EKBIS.CO, JAKARTA -- Pemerintahan Presiden Susilo Bambang Yudhoyono (SBY) dan Wakil Presiden Boediono mencapai tahun kesembilan.
Pengamat ekonomi dari Institute for Development of Economics and Finance (Indef), Ahmad Erani Yustika, menganggap pemerintahan SBY-Boediono tidak khusnul khotimah.
"Kalau semuanya diurus dengan benar, tak layak kita memperoleh hasil seperti sekarang. Ada 12 tahapan kegagalan ekonomi," kata Erani, Ahad (20/10).
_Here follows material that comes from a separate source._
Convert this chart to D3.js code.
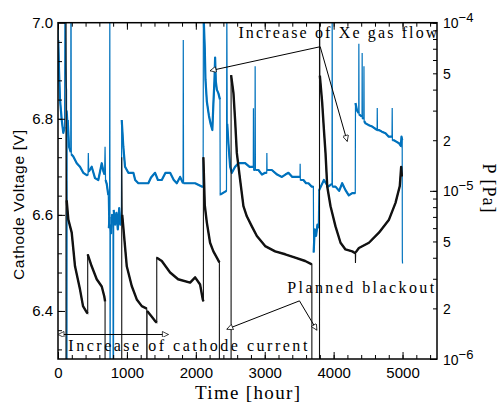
<!DOCTYPE html>
<html lang="en">
<head>
<meta charset="UTF-8">
<title>Cathode voltage and pressure</title>
<style>
  body { margin: 0; background: #fff; }
  svg { display: block; }
  .tick text { font-family: "Liberation Sans", Arial, sans-serif; font-size: 15px; fill: #000; }
  .serif { font-family: "Liberation Serif", "Times New Roman", serif; fill: #000; }
  .sans { font-family: "Liberation Sans", Arial, sans-serif; fill: #000; }
</style>
</head>
<body>
<script src="https://d3js.org/d3.v7.min.js"></script>
<script>
// ---- data (time in hours, voltage in V, pressure in Pa) ----
const timeTicks = [0, 1000, 2000, 3000, 4000, 5000];
const voltTicks = [6.4, 6.6, 6.8, 7.0];
const pressLabels = [
  { p: 1e-4, base: '10', exp: '\u22124' },
  { p: 5e-5, base: '5' },
  { p: 2e-5, base: '2' },
  { p: 1e-5, base: '10', exp: '\u22125' },
  { p: 5e-6, base: '5' },
  { p: 2e-6, base: '2' },
  { p: 1e-6, base: '10', exp: '\u22126' }
];

// cathode voltage; values off the axis mark blackouts
const voltage = [
  [116,6.2],[116,7.1],[120,6.72],[126,6.63],[150,6.59],[199,6.563],[247,6.493],[319,6.445],
  [363,6.41],[417,6.397],[431,6.395],[431,6.518],[489,6.493],[562,6.466],[635,6.451],[672,6.43],
  [683,6.42],[683,6.2],
  [925,6.2],[925,6.72],[932,6.6],[998,6.493],[1070,6.452],[1143,6.424],[1216,6.41],[1288,6.405],
  [1288,6.2],[1292,6.2],[1292,6.40],[1311,6.397],[1350,6.39],[1409,6.379],[1433,6.376],[1433,6.511],
  [1506,6.504],[1627,6.48],[1743,6.466],[1917,6.459],[1990,6.47],[2062,6.455],[2101,6.424],
  [2110,6.42],[2110,6.72],[2130,6.62],[2159,6.585],[2207,6.542],[2255,6.524],[2305,6.511],
  [2342,6.501],[2342,6.2],
  [2512,6.2],[2512,6.891],[2546,6.854],[2570,6.798],[2595,6.729],[2643,6.673],[2691,6.618],
  [2740,6.597],[2813,6.576],[2886,6.556],[3006,6.535],[3151,6.524],[3297,6.518],[3442,6.511],
  [3587,6.504],[3684,6.497],[3684,6.2],
  [3795,6.2],[3795,7.1],[3800,6.89],[3834,6.833],[3859,6.777],[3882,6.729],[3907,6.659],
  [3955,6.618],[4027,6.576],[4100,6.542],[4172,6.528],[4270,6.524],[4315,6.52],[4317,6.50],
  [4320,6.522],[4367,6.531],[4512,6.542],[4657,6.563],[4803,6.59],[4898,6.625],[4960,6.66],
  [4980,6.70],[4990,6.68]
];

// chamber pressure
const pressure = [
  [0,1.2e-4],[4,7.9e-5],[15,5.2e-5],[29,3.5e-5],[54,2.64e-5],[77,2.21e-5],[95,2.4e-5],
  [100,1.2e-4],[104,1.2e-4],[112,5.5e-5],[120,4.2e-5],[124,4.0e-5],[126,5e-7],[130,5e-7],
  [133,3.0e-5],[141,2.64e-5],[160,1.83e-5],[185,1.7e-5],[187,1.2e-4],[190,1.2e-4],[193,1.65e-5],
  [222,1.6e-5],[272,1.46e-5],[319,1.39e-5],[367,1.28e-5],[417,1.24e-5],[436,1.25e-5],[440,1.68e-5],
  [446,1.3e-5],[489,1.39e-5],[537,1.19e-5],[585,1.16e-5],[635,1.46e-5],[660,1.3e-5],[676,1.25e-5],
  [683,1.83e-5],[690,1.16e-5],[707,1.1e-5],[730,9.45e-6],[738,6.0e-6],[748,7.0e-6],[752,1.2e-4],
  [756,5e-7],[760,6.3e-6],[772,5.6e-6],[785,7.2e-6],[798,6.5e-6],[800,5e-7],[805,5e-7],
  [808,7.7e-6],[828,6.3e-6],[848,7.4e-6],[868,5.9e-6],[888,7.9e-6],[906,6.3e-6],[920,7.0e-6],
  [925,2.64e-5],[948,1.83e-5],[973,1.39e-5],[1021,1.28e-5],[1094,1.28e-5],[1120,1.16e-5],
  [1166,1.11e-5],[1311,1.11e-5],[1350,1.2e-5],[1409,1.28e-5],[1450,1.16e-5],[1506,1.16e-5],
  [1560,1.28e-5],[1627,1.28e-5],[1680,1.16e-5],[1724,1.11e-5],[1772,1.21e-5],[1815,1.11e-5],
  [1818,7.9e-5],[1822,1.11e-5],[1892,1.11e-5],[1990,1.11e-5],[2087,1.06e-5],[2106,1.06e-5],
  [2110,1.2e-4],[2130,7.0e-5],[2140,4.6e-5],[2160,3.4e-5],[2190,2.8e-5],[2215,2.5e-5],[2240,2.3e-5],
  [2255,3.3e-5],[2270,4.5e-5],[2280,6.2e-5],[2290,4.5e-5],[2305,4.0e-5],[2328,3.8e-5],[2350,3.5e-5],
  [2354,9.5e-6],[2445,1.0e-5],[2450,1.2e-4],[2456,2.5e-5],[2473,1.92e-5],[2498,1.39e-5],
  [2523,1.28e-5],[2570,1.39e-5],[2618,1.46e-5],[2716,1.46e-5],[2780,1.39e-5],[2813,1.39e-5],
  [2834,1.39e-5],[2836,3.1e-5],[2840,1.33e-5],[2858,1.33e-5],[2861,5.5e-5],[2865,1.33e-5],
  [2909,1.33e-5],[2960,1.25e-5],[3006,1.28e-5],[3029,1.28e-5],[3031,1.68e-5],[3034,1.33e-5],
  [3103,1.33e-5],[3180,1.25e-5],[3249,1.21e-5],[3300,1.25e-5],[3344,1.28e-5],[3400,1.21e-5],
  [3442,1.21e-5],[3512,1.21e-5],[3514,1.45e-5],[3517,1.16e-5],[3562,1.16e-5],[3600,1.11e-5],
  [3635,1.11e-5],[3680,1.06e-5],[3706,1.06e-5],[3710,4.3e-6],[3725,5.9e-6],[3745,5.4e-6],
  [3765,6.3e-6],[3778,6.0e-6],[3785,1.0e-5],[3859,1.16e-5],[3920,1.06e-5],[3976,1.1e-5],
  [3979,1.2e-4],[3982,1.06e-5],[4027,1.06e-5],[4080,1.0e-5],[4124,1.11e-5],[4172,1.01e-5],
  [4220,9.4e-6],[4270,9.7e-6],[4314,9.7e-6],[4317,3.33e-5],[4340,3.0e-5],[4364,2.9e-5],
  [4366,7.5e-5],[4369,2.85e-5],[4412,2.76e-5],[4414,6.6e-5],[4417,2.7e-5],[4437,2.7e-5],
  [4440,5.5e-5],[4443,2.6e-5],[4463,2.52e-5],[4520,2.45e-5],[4560,2.41e-5],[4631,2.3e-5],
  [4633,3.11e-5],[4636,2.3e-5],[4657,2.3e-5],[4700,2.25e-5],[4753,2.2e-5],[4800,2.1e-5],
  [4847,2.1e-5],[4850,3.11e-5],[4853,2.0e-5],[4875,2.0e-5],[4920,1.95e-5],[4948,1.92e-5],
  [4975,1.85e-5],[4985,2.1e-5],[4995,2.0e-5],[4997,3.9e-6],[5000,3.7e-6]
];

// annotations, anchored in (time, voltage)
const xeText = { t: 2618, v: 6.968, text: 'Increase of Xe gas flow', len: 199 };
const xeArrow = [[2207, 6.900], [3805, 6.950], [4197, 6.753]];
const blackoutText = { t: 3326, v: 6.437, text: 'Planned blackout', len: 147 };
const blackoutArrow = [[2450, 6.362], [3504, 6.421], [3757, 6.360]];
const currentText = { t: 150, v: 6.316, text: 'Increase of cathode current', len: 239 };
const currentArrow = [[0, 6.351], [1602, 6.351]];

// ---- layout ----
const width = 500, height = 403;
const mLeft = 58, mRight = 437, mTop = 22.7, mBottom = 359;

const svg = d3.select('body').append('svg')
  .attr('width', width)
  .attr('height', height);

const x = d3.scaleLinear().domain([0, 5500]).range([mLeft, mRight]);
const yV = d3.scaleLinear().domain([6.3, 7.0]).range([mBottom, mTop]);
const yP = d3.scaleLog().domain([1e-6, 1e-4]).range([mBottom, mTop]);

const defs = svg.append('defs');
defs.append('clipPath').attr('id', 'plot')
  .append('rect')
  .attr('x', mLeft).attr('y', mTop)
  .attr('width', mRight - mLeft).attr('height', mBottom - mTop);

// open triangle arrow head
defs.append('marker')
  .attr('id', 'head')
  .attr('viewBox', '0 0 10 10')
  .attr('refX', 10).attr('refY', 5)
  .attr('markerWidth', 8).attr('markerHeight', 6)
  .attr('markerUnits', 'userSpaceOnUse')
  .attr('orient', 'auto-start-reverse')
  .append('path')
  .attr('d', 'M0,0 L10,5 L0,10 Z')
  .attr('fill', '#fff')
  .attr('stroke', '#000')
  .attr('stroke-width', 1.2);

const plot = svg.append('g').attr('clip-path', 'url(#plot)');

// thin path for everything, thick path for the slow parts (jumps stay thin)
function drawSeries(pts, ys, color, wide, thin) {
  const px = pts.map(d => [x(d[0]), ys(d[1])]);
  plot.append('path')
    .attr('d', d3.line()(px))
    .attr('fill', 'none')
    .attr('stroke', color)
    .attr('stroke-width', thin);
  const runs = [];
  let cur = [px[0]];
  for (let i = 1; i < px.length; i++) {
    if (Math.abs(px[i][0] - px[i - 1][0]) < 0.6) {
      if (cur.length > 1) runs.push(cur);
      cur = [px[i]];
    } else {
      cur.push(px[i]);
    }
  }
  if (cur.length > 1) runs.push(cur);
  runs.forEach(r => {
    plot.append('path')
      .attr('d', d3.line()(r))
      .attr('fill', 'none')
      .attr('stroke', color)
      .attr('stroke-width', wide)
      .attr('stroke-linejoin', 'round');
  });
}

drawSeries(pressure, yP, '#0072bd', 2.2, 1.2);
drawSeries(voltage, yV, '#111', 2.4, 1.1);

// ---- axes, ticks pointing inward ----
const noDomain = g => g.select('.domain').remove();

const minorTime = d3.range(0, 5501, 200);
svg.append('g').attr('transform', `translate(0,${mBottom})`)
  .call(d3.axisBottom(x).tickValues(timeTicks).tickSize(-7).tickPadding(8).tickFormat(d3.format('d')))
  .call(noDomain);
svg.append('g').attr('transform', `translate(0,${mBottom})`)
  .call(d3.axisBottom(x).tickValues(minorTime).tickSize(-4).tickFormat(''))
  .call(noDomain);
svg.append('g').attr('transform', `translate(0,${mTop})`)
  .call(d3.axisTop(x).tickValues(timeTicks).tickSize(-7).tickFormat(''))
  .call(noDomain);
svg.append('g').attr('transform', `translate(0,${mTop})`)
  .call(d3.axisTop(x).tickValues(minorTime).tickSize(-4).tickFormat(''))
  .call(noDomain);

const minorVolt = d3.range(6.32, 7.0, 0.04);
svg.append('g').attr('transform', `translate(${mLeft},0)`)
  .call(d3.axisLeft(yV).tickValues(voltTicks).tickSize(-7).tickPadding(5).tickFormat(d3.format('.1f')))
  .call(noDomain);
svg.append('g').attr('transform', `translate(${mLeft},0)`)
  .call(d3.axisLeft(yV).tickValues(minorVolt).tickSize(-4).tickFormat(''))
  .call(noDomain);

svg.append('g').attr('transform', `translate(${mRight},0)`)
  .call(d3.axisRight(yP).tickValues([1e-6, 1e-5, 1e-4]).tickSize(-7).tickFormat(''))
  .call(noDomain);
svg.append('g').attr('transform', `translate(${mRight},0)`)
  .call(d3.axisRight(yP).tickValues(yP.ticks()).tickSize(-4).tickFormat(''))
  .call(noDomain);

svg.selectAll('.tick line').attr('stroke', '#000');

// right axis labels with exponents
const pl = svg.append('g');
pressLabels.forEach(d => {
  const t = pl.append('text')
    .attr('class', 'sans')
    .attr('x', mRight + 6)
    .attr('y', yP(d.p) + 5.5)
    .style('font-size', '14px')
    .text(d.base);
  if (d.exp) {
    t.append('tspan')
      .attr('dy', -6)
      .style('font-size', '13px')
      .text(d.exp);
  }
});

// frame
svg.append('rect')
  .attr('x', mLeft).attr('y', mTop)
  .attr('width', mRight - mLeft).attr('height', mBottom - mTop)
  .attr('fill', 'none')
  .attr('stroke', '#000')
  .attr('stroke-width', 1.5);

// axis titles
svg.append('text')
  .attr('class', 'serif')
  .attr('x', 247.5).attr('y', 399)
  .attr('text-anchor', 'middle')
  .attr('textLength', 105)
  .style('font-size', '19px')
  .text('Time [hour]');

svg.append('text')
  .attr('class', 'sans')
  .attr('transform', 'translate(24,205) rotate(-90)')
  .attr('text-anchor', 'middle')
  .attr('textLength', 150)
  .style('font-size', '15.5px')
  .text('Cathode Voltage [V]');

svg.append('text')
  .attr('class', 'serif')
  .attr('transform', 'translate(483,188) rotate(90)')
  .attr('text-anchor', 'middle')
  .attr('textLength', 49)
  .style('font-size', '18px')
  .text('P [Pa]');

// annotations
function note(n) {
  svg.append('text')
    .attr('class', 'serif')
    .attr('x', x(n.t)).attr('y', yV(n.v))
    .attr('textLength', n.len)
    .style('font-size', '16px')
    .text(n.text);
}
function arrow(pts) {
  svg.append('path')
    .attr('d', d3.line()(pts.map(d => [x(d[0]), yV(d[1])])))
    .attr('fill', 'none')
    .attr('stroke', '#000')
    .attr('stroke-width', 1)
    .attr('marker-start', 'url(#head)')
    .attr('marker-end', 'url(#head)');
}
note(xeText);
arrow(xeArrow);
note(blackoutText);
arrow(blackoutArrow);
note(currentText);
arrow(currentArrow);
</script>
</body>
</html>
Salah satu kegagalan ekonomi yang dihadapi Indonesia adalah persoalan fiskal yakni rasio utang yang lebih tinggi. Defisit fiskal juga membesar. Indonesia juga mengalami instabilitas nilai tukar.
Nilai tukar rupiah terhadap dolar Amerika Serikat (AS) terdepresiasi semakin dalam. Nilai tukar pada Jumat (18/10) ditransaksikan pada Rp 11.308 per dolar AS. Selain itu, inflasi juga terbilang tinggi.
"Yang paling pokok adalah ketimpangan pendapatan yang tinggi," ujar Erani.
Gini ratio atau angka perbandingan untuk mengukur ketimpangan pendapatan masyarakat mencapai 0,41 persen. Berdasarkan kriteria Bank Dunia, gini ratio di bawah 0,4 persen menunjukkan kesenjangan yang rendah.
Sedangkan 0,4 persen sampai 0,5 persen berarti terjadi kesenjangan sedang, dan lebih dari 0,5 persen berarti terjadi kesenjangan tinggi.
Hal tersebut diperparah dengan defisit neraca perdagangan yang memburuk. Impor semakin tinggi karena Indonesia membutuhkan impor barang modal untuk melakukan produksi. "Kita salah sari awal. Pilihannya kalau ekonomi mau bergerak, impor harus tinggi," kata Erani.
Hal lain yang memburuk di tahun kesembilan pemerintahan SBY-Boediono adalah kedaulatan pangan dan energi yang mencemaskan. Selain itu, kepemilikan lahan petani juga semakin mengecil.
"Di luar itu ada hal yang bagus, tetapi banyak hal yang negatif," ujar Erani.